Limited by injuries in his first two years, Ryan Cahill emerged in 2019-20, playing in 25 games and averaging more than six points a game. A complete player, he could run the floor and shoot the three-point shot, and at 6’7” gave the Panthers much needed size on the defensive end. With his teammate Max Bosco, Ryan was on the NESCAC All-Academic team. He has accepted a position in Boston as an investment banking analyst.
Will Ingram was a defensive specialist, earning a spot in the rotation in ’20, playing 15 minutes a game and starting six.
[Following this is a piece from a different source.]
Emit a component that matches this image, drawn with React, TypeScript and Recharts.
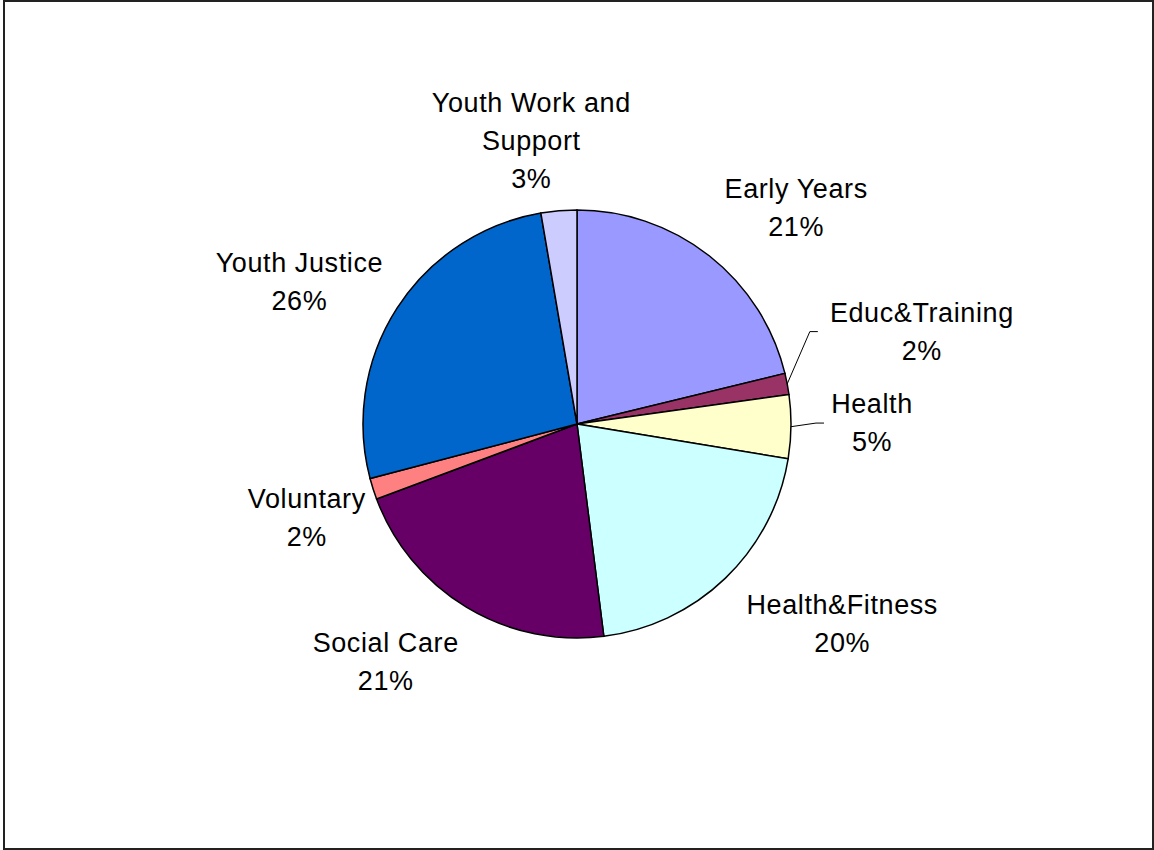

An outstanding on-the-ball defender, he was often called upon to guard the opposition’s top backcourt player. Will is embarking on a career in the financial services industry, having accepted a position with Bank of America in his hometown of Dallas.
In their email comments to me, all reflected their appreciation for Coach Jeff Brown and assistant coaches Connor Merrill and Rob Alberts — and also to coaches Kyle Dudley and the late Russ Reilly who departed after the sophomore years of these players.
Tommy Eastman wrote: “When it comes to coaching staffs, this one is as good as they come, and I truly mean that. Their love of the game is only matched by their love of us as players, and it is fierce! I felt as if I was given a home right away at Middlebury, and I truly feel blessed to have been able to play for Coach Brown & Co.”
For his part, Jeff Brown acknowledged his admiration for “how connected as a group” these basketball-playing classmates were — “the friendship piece,” as he put it. “They liked and supported one another, really embraced the idea of team, and led the crew in the classes below them, pulling for them.”
So, Middlebury hoopers in the class of 2021, as you move on to the next stage, know that you carry the best wishes of your many fans in the Middlebury community.